Help me find all the naming controversies in programming
June 9, 2020 12:04 AM   Subscribe

Help me compile a list of situations where computer engineers have been asked to change engineering terms to avoid being racist, sexist, etc. Examples within.

For example:

• 2003 - The LA County government asked manufacturers, suppliers and vendors to stop using "master/slave" to refer to primary/secondary sources which had ripple effects. See Django (2014), Drupal (2014), Redis (2016), and many more.
• 2017 - The Ruby gem factory_girl changed to factory_bot.
• 2020 - RuboCop asked to change its name to avoid casually referencing the police. (The example that prompted this question.)

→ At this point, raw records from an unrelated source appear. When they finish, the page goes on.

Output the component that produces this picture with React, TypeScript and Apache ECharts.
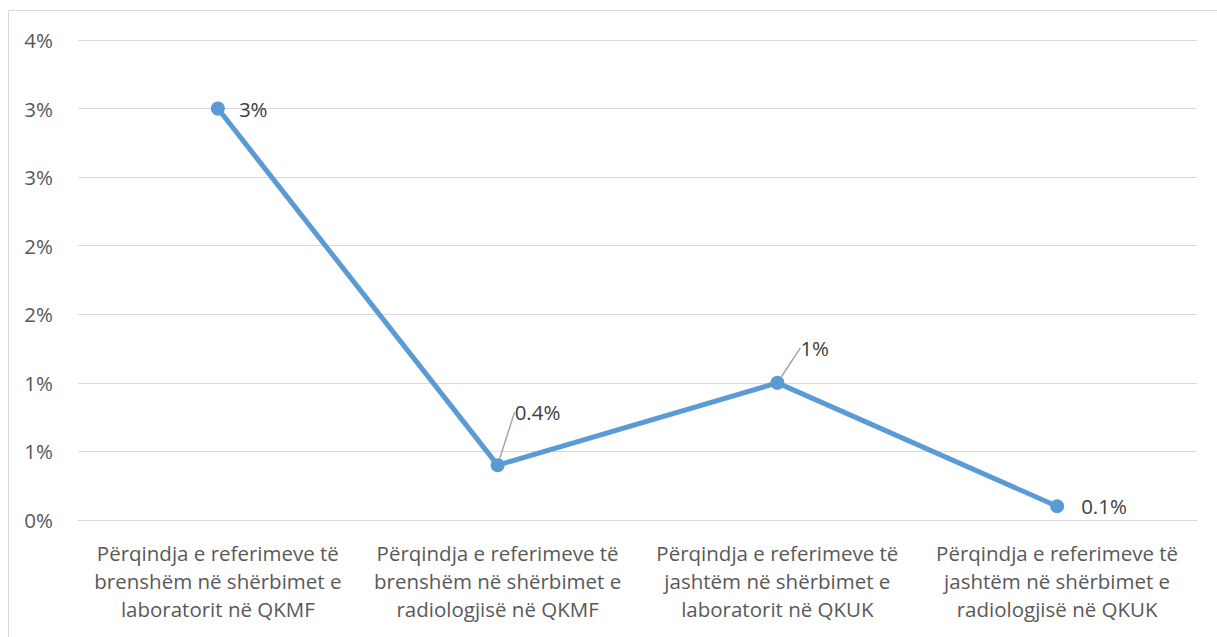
import React, { useEffect, useRef } from "react";
import * as echarts from "echarts";

const categories = [
  "Përqindja e referimeve të\nbrenshëm në shërbimet e\nlaboratorit në QKMF",
  "Përqindja e referimeve të\nbrenshëm në shërbimet e\nradiologjisë në QKMF",
  "Përqindja e referimeve të\njashtëm në shërbimet e\nlaboratorit në QKUK",
  "Përqindja e referimeve të\njashtëm në shërbimet e\nradiologjisë në QKUK",
];
const values = [3.0, 0.4, 1.0, 0.1];
const valueLabels = ["3%", "0.4%", "1%", "0.1%"];
const labelOffsets = [
  [0, 0],
  [-4, -53],
  [2, -35],
  [3, 0],
];
const showLeader = [false, true, true, false];

export default function App() {
  const ref = useRef<HTMLDivElement>(null);
  useEffect(() => {
    document.body.style.margin = "0";
    const chart = echarts.init(ref.current!, null, { renderer: "svg" });
    const font = "'Open Sans', 'Noto Sans', sans-serif";
    chart.setOption({
      animation: false,
      backgroundColor: "#fff",
      textStyle: { fontFamily: font },
      graphic: [
        {
          type: "rect",
          shape: { x: 8.5, y: 10.5, width: 1230, height: 650 },
          style: { fill: "none", stroke: "#d9d9d9", lineWidth: 1 },
          silent: true,
        },
      ],
      grid: { left: 78, right: 20, top: 40, bottom: 117 },
      xAxis: {
        type: "category",
        data: categories,
        axisLine: { show: true, lineStyle: { color: "#d9d9d9", width: 1 } },
        axisTick: { show: false },
        axisLabel: {
          interval: 0,
          color: "#595959",
          fontSize: 20.5,
          lineHeight: 28,
          margin: 19,
          fontFamily: font,
        },
      },
      yAxis: {
        type: "value",
        min: 0,
        max: 3.5,
        interval: 0.5,
        axisLine: { show: false },
        axisTick: { show: false },
        splitLine: { lineStyle: { color: "#d9d9d9", width: 1 } },
        axisLabel: {
          color: "#595959",
          fontSize: 20.5,
          margin: 25,
          fontFamily: font,
          formatter: (v: number) => Math.round(v + 1e-9) + "%",
        },
      },
      series: [
        {
          type: "line",
          data: values.map((v, i) => ({
            value: v,
            labelLine: { show: showLeader[i] },
          })),
          lineStyle: { color: "#5B9BD5", width: 5 },
          itemStyle: { color: "#5B9BD5" },
          symbol: "circle",
          symbolSize: 14,
          label: {
            show: true,
            position: "right",
            distance: 14,
            color: "#404040",
            fontSize: 20.5,
            fontFamily: font,
            formatter: (p: any) => valueLabels[p.dataIndex],
          },
          labelLine: { lineStyle: { color: "#a6a6a6", width: 1.5 } },
          labelLayout: (p: any) => ({
            dx: labelOffsets[p.dataIndex][0],
            dy: labelOffsets[p.dataIndex][1],
          }),
        },
      ],
    });
    return () => chart.dispose();
  }, []);
  return <div ref={ref} style={{ width: 1217, height: 637 }} />;
}
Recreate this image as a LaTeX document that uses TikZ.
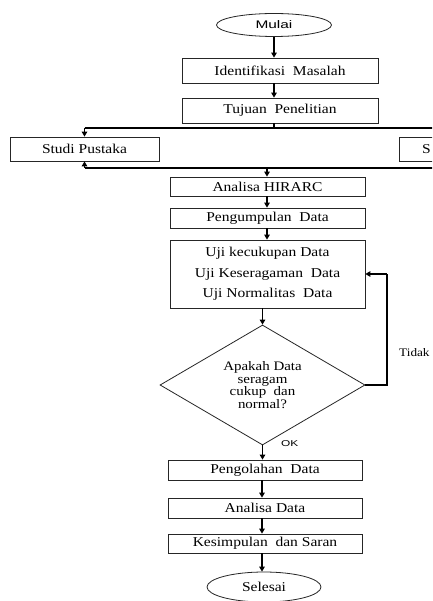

I'm only interested in examples involving engineering terms, names of programming tools, and other such things that would primarily affect other engineers or the people they work with.

Thanks!
posted by i like crows very much to Society & Culture (22 answers total) 13 users marked this as a favorite
 
blacklist / whitelist
posted by Iris Gambol at 12:14 AM on June 9, 2020 [5 favorites]


Testacular?
posted by mpark at 12:16 AM on June 9, 2020 [3 favorites]


The Microsoft style guide has a page on bias-free communication which covers some of this, although without details of any specific incidents.

Examples not mentioned already include "perimeter network" in place of "DMZ" and "stops responding" instead of "hang".
posted by parm at 3:09 AM on June 9, 2020 [2 favorites]


Response by poster: Thanks so far!

I am looking for specific incidents rather than style guides, but reading the style guide reminded me of one more:

2013 - Use gender-neutral pronouns in the lubuv repository.

(Pronouns aren't engineering terms, strictly speaking, but I do count it as a naming controversy that primarily affects software developers.)
posted by i like crows very much at 3:23 AM on June 9, 2020


I dont know of any attempt to change conventions, but the usage of male and female for connectors is sometimes problematic. I just saw a note that a female connector is sometimes called a jack.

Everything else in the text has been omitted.